··· Data lines
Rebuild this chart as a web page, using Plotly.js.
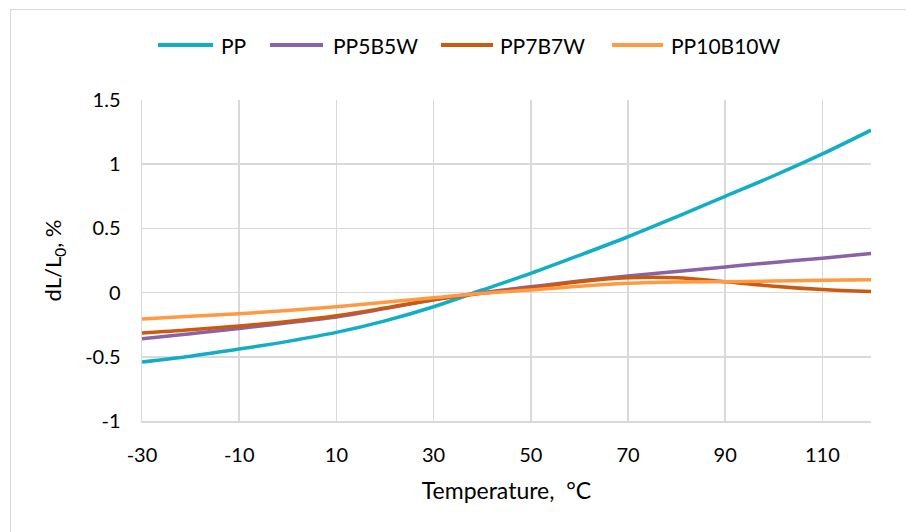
<!DOCTYPE html>
<html><head><meta charset="utf-8">
<script src="https://cdn.plot.ly/plotly-3.0.1.min.js"></script>
<style>
html,body{margin:0;padding:0;background:#fff;}
#frame{position:absolute;left:10px;top:9px;width:900px;height:530px;border-top:1px solid #d9d9d9;border-left:1px solid #d9d9d9;}
#chart{position:absolute;left:0;top:0;width:906px;height:532px;}
</style></head>
<body>
<div id="frame"></div>
<div id="chart"></div>
<script>
const temperature = [-30,-20,-10,0,10,20,30,40,50,60,70,80,90,100,110,120];
const PP       = [-0.54,-0.495,-0.44,-0.38,-0.31,-0.22,-0.11,0.02,0.15,0.29,0.435,0.59,0.75,0.91,1.08,1.265];
const PP5B5W   = [-0.36,-0.32,-0.28,-0.235,-0.19,-0.125,-0.055,0.0,0.045,0.09,0.13,0.165,0.2,0.235,0.268,0.305];
const PP7B7W   = [-0.315,-0.29,-0.26,-0.225,-0.18,-0.12,-0.055,-0.005,0.035,0.085,0.115,0.115,0.085,0.05,0.024,0.008];
const PP10B10W = [-0.205,-0.185,-0.165,-0.14,-0.11,-0.075,-0.04,-0.005,0.02,0.05,0.072,0.082,0.085,0.09,0.097,0.1];
const seriesNames = ['PP','PP5B5W','PP7B7W','PP10B10W'];
const seriesData = [PP, PP5B5W, PP7B7W, PP10B10W];
const colors = ['#12AEC6','#8A62A8','#CC5A0E','#FF9A42'];
const xTicks = [-30,-10,10,30,50,70,90,110];
const yTicks = [-1,-0.5,0,0.5,1,1.5];

const font = 'Lato, "Open Sans", sans-serif';
const traces = seriesNames.map((n,i)=>({
  x: temperature, y: seriesData[i], name: n, type:'scatter', mode:'lines',
  line:{color:colors[i], width:3.5, shape:'spline', smoothing:1}
}));

// legend drawn as layout decorations (plot area: x 142..871 px, y 100..421 px)
const L = 142, W = 729, B = 421, H = 321;
const px2x = p => (p - L) / W;
const legY = (B - 45) / H;
const legLines = [[158,213],[270,323],[441,493],[612,663]];
const legText = [219,331,498,669];
const shapes = legLines.map((s,i)=>({type:'line', xref:'paper', yref:'paper',
  x0:px2x(s[0]), x1:px2x(s[1]), y0:legY, y1:legY,
  line:{color:colors[i], width:4}}));
const annotations = seriesNames.map((n,i)=>({xref:'paper', yref:'paper',
  x:px2x(legText[i]), y:legY, xanchor:'left', yanchor:'middle', text:n,
  showarrow:false, font:{family:font, size:21, color:'#000'}}));

const layout = {
  width:906, height:532,
  paper_bgcolor:'rgba(0,0,0,0)', plot_bgcolor:'rgba(0,0,0,0)',
  margin:{l:142, r:35, t:100, b:111},
  font:{family:font, size:20, color:'#000'},
  showlegend:false,
  shapes: shapes, annotations: annotations,
  xaxis:{range:[-30,120], tickvals:xTicks, ticktext:xTicks.map(String),
         showgrid:true, gridcolor:'#d9d9d9', gridwidth:1.5, zeroline:false,
         showline:true, linecolor:'#d9d9d9', linewidth:1.5, ticks:'', ticklen:0,
         ticklabelstandoff:15,
         tickfont:{size:20}, fixedrange:true, automargin:false,
         title:{text:'Temperature,  °C', font:{size:23}, standoff:18}},
  yaxis:{range:[-1,1.5], tickvals:yTicks, ticktext:yTicks.map(String),
         showgrid:true, gridcolor:'#d9d9d9', gridwidth:1.5, zeroline:false,
         showline:true, linecolor:'#d9d9d9', linewidth:1.5, ticks:'',
         ticklabelstandoff:16,
         tickfont:{size:20}, fixedrange:true, automargin:false,
         title:{text:'dL/L<sub>0</sub>, %', font:{size:22}, standoff:17}}
};
Plotly.newPlot('chart', traces, layout, {displayModeBar:false, staticPlot:true});
</script>
</body></html>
······
Your objective —
Make an exact copy of all the material, but keep the pictures out of it.

Answer —
Rebuild this chart as a web page, using Plotly.js.
<!DOCTYPE html>
<html><head><meta charset="utf-8">
<script src="https://cdn.plot.ly/plotly-3.0.1.min.js"></script>
<style>
html,body{margin:0;padding:0;background:#fff;}
#frame{position:absolute;left:10px;top:9px;width:900px;height:530px;border-top:1px solid #d9d9d9;border-left:1px solid #d9d9d9;}
#chart{position:absolute;left:0;top:0;width:906px;height:532px;}
</style></head>
<body>
<div id="frame"></div>
<div id="chart"></div>
<script>
const temperature = [-30,-20,-10,0,10,20,30,40,50,60,70,80,90,100,110,120];
const PP       = [-0.54,-0.495,-0.44,-0.38,-0.31,-0.22,-0.11,0.02,0.15,0.29,0.435,0.59,0.75,0.91,1.08,1.265];
const PP5B5W   = [-0.36,-0.32,-0.28,-0.235,-0.19,-0.125,-0.055,0.0,0.045,0.09,0.13,0.165,0.2,0.235,0.268,0.305];
const PP7B7W   = [-0.315,-0.29,-0.26,-0.225,-0.18,-0.12,-0.055,-0.005,0.035,0.085,0.115,0.115,0.085,0.05,0.024,0.008];
const PP10B10W = [-0.205,-0.185,-0.165,-0.14,-0.11,-0.075,-0.04,-0.005,0.02,0.05,0.072,0.082,0.085,0.09,0.097,0.1];
const seriesNames = ['PP','PP5B5W','PP7B7W','PP10B10W'];
const seriesData = [PP, PP5B5W, PP7B7W, PP10B10W];
const colors = ['#12AEC6','#8A62A8','#CC5A0E','#FF9A42'];
const xTicks = [-30,-10,10,30,50,70,90,110];
const yTicks = [-1,-0.5,0,0.5,1,1.5];

const font = 'Lato, "Open Sans", sans-serif';
const traces = seriesNames.map((n,i)=>({
  x: temperature, y: seriesData[i], name: n, type:'scatter', mode:'lines',
  line:{color:colors[i], width:3.5, shape:'spline', smoothing:1}
}));

// legend drawn as layout decorations (plot area: x 142..871 px, y 100..421 px)
const L = 142, W = 729, B = 421, H = 321;
const px2x = p => (p - L) / W;
const legY = (B - 45) / H;
const legLines = [[158,213],[270,323],[441,493],[612,663]];
const legText = [219,331,498,669];
const shapes = legLines.map((s,i)=>({type:'line', xref:'paper', yref:'paper',
  x0:px2x(s[0]), x1:px2x(s[1]), y0:legY, y1:legY,
  line:{color:colors[i], width:4}}));
const annotations = seriesNames.map((n,i)=>({xref:'paper', yref:'paper',
  x:px2x(legText[i]), y:legY, xanchor:'left', yanchor:'middle', text:n,
  showarrow:false, font:{family:font, size:21, color:'#000'}}));

const layout = {
  width:906, height:532,
  paper_bgcolor:'rgba(0,0,0,0)', plot_bgcolor:'rgba(0,0,0,0)',
  margin:{l:142, r:35, t:100, b:111},
  font:{family:font, size:20, color:'#000'},
  showlegend:false,
  shapes: shapes, annotations: annotations,
  xaxis:{range:[-30,120], tickvals:xTicks, ticktext:xTicks.map(String),
         showgrid:true, gridcolor:'#d9d9d9', gridwidth:1.5, zeroline:false,
         showline:true, linecolor:'#d9d9d9', linewidth:1.5, ticks:'', ticklen:0,
         ticklabelstandoff:15,
         tickfont:{size:20}, fixedrange:true, automargin:false,
         title:{text:'Temperature,  °C', font:{size:23}, standoff:18}},
  yaxis:{range:[-1,1.5], tickvals:yTicks, ticktext:yTicks.map(String),
         showgrid:true, gridcolor:'#d9d9d9', gridwidth:1.5, zeroline:false,
         showline:true, linecolor:'#d9d9d9', linewidth:1.5, ticks:'',
         ticklabelstandoff:16,
         tickfont:{size:20}, fixedrange:true, automargin:false,
         title:{text:'dL/L<sub>0</sub>, %', font:{size:22}, standoff:17}}
};
Plotly.newPlot('chart', traces, layout, {displayModeBar:false, staticPlot:true});
</script>
</body></html>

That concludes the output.